SUPPLIED DATA =
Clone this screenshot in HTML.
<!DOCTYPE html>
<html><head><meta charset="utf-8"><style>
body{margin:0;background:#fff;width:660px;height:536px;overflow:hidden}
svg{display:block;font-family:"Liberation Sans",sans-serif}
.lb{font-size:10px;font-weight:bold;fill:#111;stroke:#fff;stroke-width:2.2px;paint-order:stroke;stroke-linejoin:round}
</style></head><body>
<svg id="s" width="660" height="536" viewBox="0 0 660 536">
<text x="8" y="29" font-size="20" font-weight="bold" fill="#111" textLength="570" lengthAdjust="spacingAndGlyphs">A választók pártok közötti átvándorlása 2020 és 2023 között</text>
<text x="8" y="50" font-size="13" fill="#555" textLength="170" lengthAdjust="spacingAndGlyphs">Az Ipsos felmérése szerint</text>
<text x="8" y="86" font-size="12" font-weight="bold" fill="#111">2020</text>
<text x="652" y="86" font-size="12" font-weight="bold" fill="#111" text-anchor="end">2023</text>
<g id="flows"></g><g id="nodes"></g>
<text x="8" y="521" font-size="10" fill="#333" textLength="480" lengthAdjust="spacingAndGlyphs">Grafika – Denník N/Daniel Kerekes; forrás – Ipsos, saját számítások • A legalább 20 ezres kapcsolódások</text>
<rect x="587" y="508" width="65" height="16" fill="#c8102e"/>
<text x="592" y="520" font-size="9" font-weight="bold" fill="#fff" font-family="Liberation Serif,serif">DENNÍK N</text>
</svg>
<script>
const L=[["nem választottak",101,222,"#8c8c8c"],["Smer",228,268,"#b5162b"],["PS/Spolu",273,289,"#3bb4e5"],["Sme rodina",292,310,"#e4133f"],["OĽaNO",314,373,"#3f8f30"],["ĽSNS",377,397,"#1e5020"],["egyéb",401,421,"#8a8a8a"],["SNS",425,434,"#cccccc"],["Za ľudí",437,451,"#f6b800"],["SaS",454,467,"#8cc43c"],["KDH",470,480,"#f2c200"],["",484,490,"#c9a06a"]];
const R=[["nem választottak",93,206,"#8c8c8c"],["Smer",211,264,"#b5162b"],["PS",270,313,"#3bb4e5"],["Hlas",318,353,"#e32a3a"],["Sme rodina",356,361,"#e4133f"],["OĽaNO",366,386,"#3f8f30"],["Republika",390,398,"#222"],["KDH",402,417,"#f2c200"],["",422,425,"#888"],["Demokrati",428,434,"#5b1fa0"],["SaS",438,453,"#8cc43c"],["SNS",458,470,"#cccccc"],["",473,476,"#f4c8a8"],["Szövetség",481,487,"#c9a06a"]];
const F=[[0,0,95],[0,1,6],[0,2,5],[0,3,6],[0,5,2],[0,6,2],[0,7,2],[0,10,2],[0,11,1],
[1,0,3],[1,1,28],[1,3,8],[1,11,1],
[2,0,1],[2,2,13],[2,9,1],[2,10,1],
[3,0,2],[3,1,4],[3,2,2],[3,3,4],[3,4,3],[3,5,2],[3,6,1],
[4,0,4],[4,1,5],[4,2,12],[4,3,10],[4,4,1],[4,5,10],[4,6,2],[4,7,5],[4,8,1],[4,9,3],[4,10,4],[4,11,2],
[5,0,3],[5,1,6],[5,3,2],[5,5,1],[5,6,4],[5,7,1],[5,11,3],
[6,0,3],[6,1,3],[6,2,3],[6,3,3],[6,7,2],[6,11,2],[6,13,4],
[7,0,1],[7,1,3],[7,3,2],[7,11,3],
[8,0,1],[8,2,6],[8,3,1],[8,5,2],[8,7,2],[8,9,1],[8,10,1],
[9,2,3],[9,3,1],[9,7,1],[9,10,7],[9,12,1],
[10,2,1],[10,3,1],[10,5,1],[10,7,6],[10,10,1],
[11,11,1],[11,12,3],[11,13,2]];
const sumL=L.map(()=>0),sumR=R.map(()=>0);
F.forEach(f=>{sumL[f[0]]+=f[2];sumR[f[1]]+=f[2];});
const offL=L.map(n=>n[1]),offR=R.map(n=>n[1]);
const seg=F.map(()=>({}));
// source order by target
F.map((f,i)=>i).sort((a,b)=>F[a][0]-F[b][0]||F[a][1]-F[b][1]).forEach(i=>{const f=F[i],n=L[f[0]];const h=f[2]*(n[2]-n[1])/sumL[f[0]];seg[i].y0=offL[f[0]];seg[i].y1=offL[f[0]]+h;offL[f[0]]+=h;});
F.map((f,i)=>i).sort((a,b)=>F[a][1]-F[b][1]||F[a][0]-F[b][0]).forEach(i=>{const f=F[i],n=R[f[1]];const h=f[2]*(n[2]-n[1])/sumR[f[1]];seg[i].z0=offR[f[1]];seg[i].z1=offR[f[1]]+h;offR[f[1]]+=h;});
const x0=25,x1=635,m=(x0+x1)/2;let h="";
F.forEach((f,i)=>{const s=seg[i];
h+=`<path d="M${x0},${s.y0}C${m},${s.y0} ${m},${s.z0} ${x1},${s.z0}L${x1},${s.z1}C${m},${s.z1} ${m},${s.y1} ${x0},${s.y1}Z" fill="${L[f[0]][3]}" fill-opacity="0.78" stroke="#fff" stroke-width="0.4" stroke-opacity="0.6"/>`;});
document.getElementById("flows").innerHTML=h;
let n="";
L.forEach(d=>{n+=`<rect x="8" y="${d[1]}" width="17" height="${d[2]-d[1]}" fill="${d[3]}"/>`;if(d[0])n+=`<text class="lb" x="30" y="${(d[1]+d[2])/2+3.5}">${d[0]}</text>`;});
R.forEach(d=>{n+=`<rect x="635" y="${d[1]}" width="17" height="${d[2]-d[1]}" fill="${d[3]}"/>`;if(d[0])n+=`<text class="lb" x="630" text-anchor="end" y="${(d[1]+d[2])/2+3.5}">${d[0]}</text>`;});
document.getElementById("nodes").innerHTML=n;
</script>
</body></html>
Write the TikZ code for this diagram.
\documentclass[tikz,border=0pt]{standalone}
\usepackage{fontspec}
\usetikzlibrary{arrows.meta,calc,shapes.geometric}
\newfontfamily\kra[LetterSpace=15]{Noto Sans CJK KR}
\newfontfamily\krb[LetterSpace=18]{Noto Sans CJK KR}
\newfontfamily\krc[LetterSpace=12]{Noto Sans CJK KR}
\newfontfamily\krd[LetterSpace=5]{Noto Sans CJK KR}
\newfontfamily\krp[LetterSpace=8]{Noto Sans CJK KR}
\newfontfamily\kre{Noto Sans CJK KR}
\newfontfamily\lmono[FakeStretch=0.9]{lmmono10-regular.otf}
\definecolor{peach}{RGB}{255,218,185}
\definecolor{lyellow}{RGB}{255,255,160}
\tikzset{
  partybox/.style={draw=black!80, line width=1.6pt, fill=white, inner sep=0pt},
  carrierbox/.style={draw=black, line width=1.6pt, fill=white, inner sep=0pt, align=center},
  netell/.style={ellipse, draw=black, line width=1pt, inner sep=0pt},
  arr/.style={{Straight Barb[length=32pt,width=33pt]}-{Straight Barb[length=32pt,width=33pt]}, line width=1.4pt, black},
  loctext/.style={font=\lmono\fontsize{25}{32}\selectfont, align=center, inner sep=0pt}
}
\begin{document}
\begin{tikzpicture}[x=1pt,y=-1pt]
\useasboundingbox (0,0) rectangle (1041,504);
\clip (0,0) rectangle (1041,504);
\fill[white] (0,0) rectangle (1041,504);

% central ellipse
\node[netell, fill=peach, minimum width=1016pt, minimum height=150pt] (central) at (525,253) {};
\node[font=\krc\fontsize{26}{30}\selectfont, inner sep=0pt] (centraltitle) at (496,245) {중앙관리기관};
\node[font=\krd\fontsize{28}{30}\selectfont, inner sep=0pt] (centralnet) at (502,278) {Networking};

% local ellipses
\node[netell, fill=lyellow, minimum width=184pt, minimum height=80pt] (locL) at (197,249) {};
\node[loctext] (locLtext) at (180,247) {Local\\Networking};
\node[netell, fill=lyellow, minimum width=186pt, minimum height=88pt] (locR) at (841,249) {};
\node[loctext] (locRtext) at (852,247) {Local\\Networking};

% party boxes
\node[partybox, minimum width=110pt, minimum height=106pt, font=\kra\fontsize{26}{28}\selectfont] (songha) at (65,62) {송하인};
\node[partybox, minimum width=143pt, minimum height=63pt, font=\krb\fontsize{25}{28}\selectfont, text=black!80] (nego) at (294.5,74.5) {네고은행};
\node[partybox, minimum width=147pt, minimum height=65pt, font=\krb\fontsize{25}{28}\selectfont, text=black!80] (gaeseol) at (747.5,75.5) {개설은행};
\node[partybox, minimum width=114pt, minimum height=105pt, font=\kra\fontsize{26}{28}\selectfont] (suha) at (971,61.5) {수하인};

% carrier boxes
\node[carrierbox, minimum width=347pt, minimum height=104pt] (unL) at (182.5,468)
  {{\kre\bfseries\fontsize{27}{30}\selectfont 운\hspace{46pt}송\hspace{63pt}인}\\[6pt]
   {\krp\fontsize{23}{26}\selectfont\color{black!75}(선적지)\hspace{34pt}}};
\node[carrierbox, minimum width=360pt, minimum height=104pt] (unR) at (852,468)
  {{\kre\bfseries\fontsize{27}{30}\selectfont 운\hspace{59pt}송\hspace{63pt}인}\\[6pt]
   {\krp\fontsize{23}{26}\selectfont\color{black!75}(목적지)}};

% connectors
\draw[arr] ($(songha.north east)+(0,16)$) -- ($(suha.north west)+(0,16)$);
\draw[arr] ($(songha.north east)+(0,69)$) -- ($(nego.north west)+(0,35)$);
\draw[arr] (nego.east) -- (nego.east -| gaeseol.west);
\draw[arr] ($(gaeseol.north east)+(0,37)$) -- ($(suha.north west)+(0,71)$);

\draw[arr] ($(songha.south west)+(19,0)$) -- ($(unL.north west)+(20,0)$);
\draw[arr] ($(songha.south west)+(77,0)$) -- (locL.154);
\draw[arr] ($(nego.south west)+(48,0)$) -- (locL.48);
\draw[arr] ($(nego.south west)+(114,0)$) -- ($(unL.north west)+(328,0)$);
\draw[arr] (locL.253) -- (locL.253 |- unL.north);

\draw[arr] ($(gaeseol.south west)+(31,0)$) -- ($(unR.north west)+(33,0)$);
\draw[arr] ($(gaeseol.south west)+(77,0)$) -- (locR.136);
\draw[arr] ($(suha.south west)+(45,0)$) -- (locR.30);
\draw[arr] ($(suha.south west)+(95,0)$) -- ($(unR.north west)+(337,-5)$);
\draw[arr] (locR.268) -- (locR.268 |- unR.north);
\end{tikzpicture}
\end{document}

TASK REQUIREMENTS =
State how many lines of the listing above hold the word "this", with nothing but the number.

ANSWER TO THE EXERCISE =
2